Reproduce the listing below character for character; drop every image.

──────

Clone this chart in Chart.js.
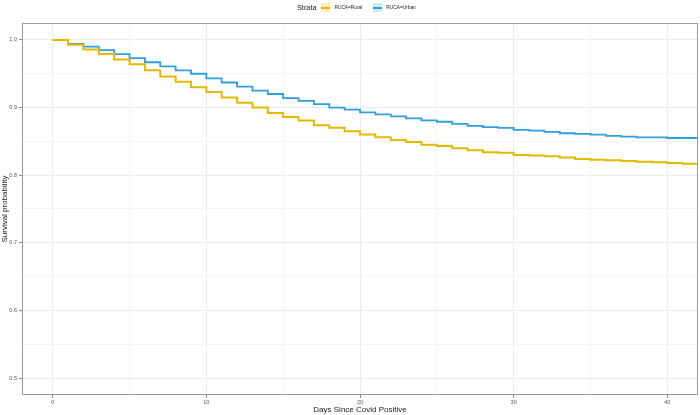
<!DOCTYPE html>
<html>
<head>
<meta charset="utf-8">
<script src="https://cdn.jsdelivr.net/npm/chart.js@4"></script>
<style>
  body { margin: 0; background: #fff; }
  #wrap { position: relative; width: 700px; height: 415px; }
  #leyenda { position: absolute; top: 3px; left: 297px; white-space: nowrap;
    font-family: "Liberation Sans", Arial, sans-serif; color: #1a1a1a; font-size: 4.8px; }
  #leyenda span { display: inline-block; vertical-align: middle; }
  .titulo { font-size: 7.3px; margin-right: 5px; }
  .clave { width: 9px; height: 9px; position: relative; margin-right: 4px; }
  .clave i { position: absolute; left: 0; right: 0; top: 3.5px; height: 2px; }
  .etq { margin-right: 11px; }
</style>
</head>
<body>
<div id="wrap">
  <div id="leyenda"><span class="titulo">Strata</span><span class="clave" style="background:#fbefc1"><i style="background:#E7B800"></i></span><span class="etq">RUCA=Rural</span><span class="clave" style="background:#cde8f7"><i style="background:#2E9FDF"></i></span><span class="etq" style="margin-right:0">RUCA=Urban</span></div>
  <canvas id="grafico" width="700" height="415"></canvas>
</div>
<script>
// Datos
const dias = [0, 1, 2, 3, 4, 5, 6, 7, 8, 9, 10, 11, 12, 13, 14, 15, 16, 17, 18, 19, 20,
  21, 22, 23, 24, 25, 26, 27, 28, 29, 30, 31, 32, 33, 34, 35, 36, 37, 38, 39, 40, 41, 43];
const rural = [1.0, 0.993, 0.986, 0.979, 0.971, 0.964, 0.955, 0.946, 0.938, 0.930, 0.923,
  0.915, 0.907, 0.900, 0.892, 0.886, 0.881, 0.874, 0.870, 0.865, 0.860, 0.856, 0.852,
  0.849, 0.845, 0.843, 0.840, 0.837, 0.834, 0.833, 0.830, 0.829, 0.828, 0.826, 0.824,
  0.823, 0.822, 0.821, 0.820, 0.819, 0.818, 0.817, 0.817];
const urbano = [1.0, 0.994, 0.990, 0.985, 0.979, 0.973, 0.967, 0.961, 0.955, 0.950, 0.943,
  0.937, 0.931, 0.925, 0.920, 0.914, 0.910, 0.905, 0.900, 0.897, 0.893, 0.890, 0.887,
  0.884, 0.881, 0.879, 0.876, 0.873, 0.871, 0.870, 0.867, 0.866, 0.864, 0.862, 0.861,
  0.860, 0.858, 0.857, 0.856, 0.856, 0.855, 0.855, 0.855];
const ticksX = [0, 10, 20, 30, 40];
const ticksY = [0.5, 0.6, 0.7, 0.8, 0.9, 1.0];

const esMayorX = v => ticksX.some(t => Math.abs(t - v) < 1e-6);
const esMayorY = v => ticksY.some(t => Math.abs(t - v) < 1e-6);

// marcas mayores + menores (punto medio entre mayores, como ggplot)
function conMenores(mayores) {
  const out = [];
  mayores.forEach((v, i) => {
    out.push({ value: v });
    if (i < mayores.length - 1) out.push({ value: (v + mayores[i + 1]) / 2 });
  });
  return out;
}

// Borde del panel (theme_bw)
const bordePanel = {
  id: 'bordePanel',
  afterDraw(chart) {
    const a = chart.chartArea;
    const ctx = chart.ctx;
    ctx.save();
    ctx.strokeStyle = '#9a9a9a';
    ctx.lineWidth = 1;
    ctx.strokeRect(a.left + 0.5, a.top + 0.5, a.right - a.left - 1, a.bottom - a.top - 1);
    ctx.restore();
  }
};

const fuente = { family: '"Liberation Sans", Arial, sans-serif', size: 5.5 };
const fuenteTitulo = { family: '"Liberation Sans", Arial, sans-serif', size: 8 };

const ctx = document.getElementById('grafico').getContext('2d');
new Chart(ctx, {
  type: 'line',
  data: {
    datasets: [
      {
        label: 'RUCA=Rural',
        data: dias.map((d, i) => ({ x: d, y: rural[i] })),
        borderColor: '#E7B800',
        borderWidth: 2,
        stepped: true,
        pointRadius: 0,
        fill: false
      },
      {
        label: 'RUCA=Urban',
        data: dias.map((d, i) => ({ x: d, y: urbano[i] })),
        borderColor: '#2E9FDF',
        borderWidth: 1.8,
        stepped: true,
        pointRadius: 0,
        fill: false
      }
    ]
  },
  options: {
    responsive: false,
    animation: false,
    layout: { padding: { top: 23, right: 2, left: 0, bottom: 0 } },
    plugins: { legend: { display: false }, tooltip: { enabled: false } },
    scales: {
      x: {
        type: 'linear',
        min: -2,
        max: 42,
        afterBuildTicks: s => { s.ticks = conMenores(ticksX); },
        afterFit: s => { s.height = 20; },
        border: { display: false },
        grid: {
          color: c => esMayorX(c.tick.value) ? '#ebebeb' : '#f4f4f4',
          tickColor: c => esMayorX(c.tick.value) ? '#888' : 'rgba(0,0,0,0)',
          tickLength: 3,
          lineWidth: 1
        },
        ticks: {
          maxRotation: 0,
          autoSkip: false,
          padding: 1,
          color: '#555',
          font: fuente,
          callback: v => esMayorX(v) ? String(v) : ''
        },
        title: {
          display: true,
          text: 'Days Since Covid Positive',
          color: '#1a1a1a',
          font: fuenteTitulo,
          padding: { top: 0, bottom: 0 }
        }
      },
      y: {
        min: 0.475,
        max: 1.025,
        afterBuildTicks: s => { s.ticks = conMenores(ticksY); },
        afterFit: s => { s.width = 22; },
        border: { display: false },
        grid: {
          color: c => esMayorY(c.tick.value) ? '#ebebeb' : '#f4f4f4',
          tickColor: c => esMayorY(c.tick.value) ? '#888' : 'rgba(0,0,0,0)',
          tickLength: 3,
          lineWidth: 1
        },
        ticks: {
          autoSkip: false,
          padding: 2,
          color: '#555',
          font: fuente,
          callback: v => esMayorY(v) ? v.toFixed(1) : ''
        },
        title: {
          display: true,
          text: 'Survival probability',
          color: '#1a1a1a',
          font: fuenteTitulo,
          padding: { top: 0, bottom: 0 }
        }
      }
    }
  },
  plugins: [bordePanel]
});
</script>
</body>
</html>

──────

▶ Written answer
Clone this chart in Chart.js.
<!DOCTYPE html>
<html>
<head>
<meta charset="utf-8">
<script src="https://cdn.jsdelivr.net/npm/chart.js@4"></script>
<style>
  body { margin: 0; background: #fff; }
  #wrap { position: relative; width: 700px; height: 415px; }
  #leyenda { position: absolute; top: 3px; left: 297px; white-space: nowrap;
    font-family: "Liberation Sans", Arial, sans-serif; color: #1a1a1a; font-size: 4.8px; }
  #leyenda span { display: inline-block; vertical-align: middle; }
  .titulo { font-size: 7.3px; margin-right: 5px; }
  .clave { width: 9px; height: 9px; position: relative; margin-right: 4px; }
  .clave i { position: absolute; left: 0; right: 0; top: 3.5px; height: 2px; }
  .etq { margin-right: 11px; }
</style>
</head>
<body>
<div id="wrap">
  <div id="leyenda"><span class="titulo">Strata</span><span class="clave" style="background:#fbefc1"><i style="background:#E7B800"></i></span><span class="etq">RUCA=Rural</span><span class="clave" style="background:#cde8f7"><i style="background:#2E9FDF"></i></span><span class="etq" style="margin-right:0">RUCA=Urban</span></div>
  <canvas id="grafico" width="700" height="415"></canvas>
</div>
<script>
// Datos
const dias = [0, 1, 2, 3, 4, 5, 6, 7, 8, 9, 10, 11, 12, 13, 14, 15, 16, 17, 18, 19, 20,
  21, 22, 23, 24, 25, 26, 27, 28, 29, 30, 31, 32, 33, 34, 35, 36, 37, 38, 39, 40, 41, 43];
const rural = [1.0, 0.993, 0.986, 0.979, 0.971, 0.964, 0.955, 0.946, 0.938, 0.930, 0.923,
  0.915, 0.907, 0.900, 0.892, 0.886, 0.881, 0.874, 0.870, 0.865, 0.860, 0.856, 0.852,
  0.849, 0.845, 0.843, 0.840, 0.837, 0.834, 0.833, 0.830, 0.829, 0.828, 0.826, 0.824,
  0.823, 0.822, 0.821, 0.820, 0.819, 0.818, 0.817, 0.817];
const urbano = [1.0, 0.994, 0.990, 0.985, 0.979, 0.973, 0.967, 0.961, 0.955, 0.950, 0.943,
  0.937, 0.931, 0.925, 0.920, 0.914, 0.910, 0.905, 0.900, 0.897, 0.893, 0.890, 0.887,
  0.884, 0.881, 0.879, 0.876, 0.873, 0.871, 0.870, 0.867, 0.866, 0.864, 0.862, 0.861,
  0.860, 0.858, 0.857, 0.856, 0.856, 0.855, 0.855, 0.855];
const ticksX = [0, 10, 20, 30, 40];
const ticksY = [0.5, 0.6, 0.7, 0.8, 0.9, 1.0];

const esMayorX = v => ticksX.some(t => Math.abs(t - v) < 1e-6);
const esMayorY = v => ticksY.some(t => Math.abs(t - v) < 1e-6);

// marcas mayores + menores (punto medio entre mayores, como ggplot)
function conMenores(mayores) {
  const out = [];
  mayores.forEach((v, i) => {
    out.push({ value: v });
    if (i < mayores.length - 1) out.push({ value: (v + mayores[i + 1]) / 2 });
  });
  return out;
}

// Borde del panel (theme_bw)
const bordePanel = {
  id: 'bordePanel',
  afterDraw(chart) {
    const a = chart.chartArea;
    const ctx = chart.ctx;
    ctx.save();
    ctx.strokeStyle = '#9a9a9a';
    ctx.lineWidth = 1;
    ctx.strokeRect(a.left + 0.5, a.top + 0.5, a.right - a.left - 1, a.bottom - a.top - 1);
    ctx.restore();
  }
};

const fuente = { family: '"Liberation Sans", Arial, sans-serif', size: 5.5 };
const fuenteTitulo = { family: '"Liberation Sans", Arial, sans-serif', size: 8 };

const ctx = document.getElementById('grafico').getContext('2d');
new Chart(ctx, {
  type: 'line',
  data: {
    datasets: [
      {
        label: 'RUCA=Rural',
        data: dias.map((d, i) => ({ x: d, y: rural[i] })),
        borderColor: '#E7B800',
        borderWidth: 2,
        stepped: true,
        pointRadius: 0,
        fill: false
      },
      {
        label: 'RUCA=Urban',
        data: dias.map((d, i) => ({ x: d, y: urbano[i] })),
        borderColor: '#2E9FDF',
        borderWidth: 1.8,
        stepped: true,
        pointRadius: 0,
        fill: false
      }
    ]
  },
  options: {
    responsive: false,
    animation: false,
    layout: { padding: { top: 23, right: 2, left: 0, bottom: 0 } },
    plugins: { legend: { display: false }, tooltip: { enabled: false } },
    scales: {
      x: {
        type: 'linear',
        min: -2,
        max: 42,
        afterBuildTicks: s => { s.ticks = conMenores(ticksX); },
        afterFit: s => { s.height = 20; },
        border: { display: false },
        grid: {
          color: c => esMayorX(c.tick.value) ? '#ebebeb' : '#f4f4f4',
          tickColor: c => esMayorX(c.tick.value) ? '#888' : 'rgba(0,0,0,0)',
          tickLength: 3,
          lineWidth: 1
        },
        ticks: {
          maxRotation: 0,
          autoSkip: false,
          padding: 1,
          color: '#555',
          font: fuente,
          callback: v => esMayorX(v) ? String(v) : ''
        },
        title: {
          display: true,
          text: 'Days Since Covid Positive',
          color: '#1a1a1a',
          font: fuenteTitulo,
          padding: { top: 0, bottom: 0 }
        }
      },
      y: {
        min: 0.475,
        max: 1.025,
        afterBuildTicks: s => { s.ticks = conMenores(ticksY); },
        afterFit: s => { s.width = 22; },
        border: { display: false },
        grid: {
          color: c => esMayorY(c.tick.value) ? '#ebebeb' : '#f4f4f4',
          tickColor: c => esMayorY(c.tick.value) ? '#888' : 'rgba(0,0,0,0)',
          tickLength: 3,
          lineWidth: 1
        },
        ticks: {
          autoSkip: false,
          padding: 2,
          color: '#555',
          font: fuente,
          callback: v => esMayorY(v) ? v.toFixed(1) : ''
        },
        title: {
          display: true,
          text: 'Survival probability',
          color: '#1a1a1a',
          font: fuenteTitulo,
          padding: { top: 0, bottom: 0 }
        }
      }
    }
  },
  plugins: [bordePanel]
});
</script>
</body>
</html>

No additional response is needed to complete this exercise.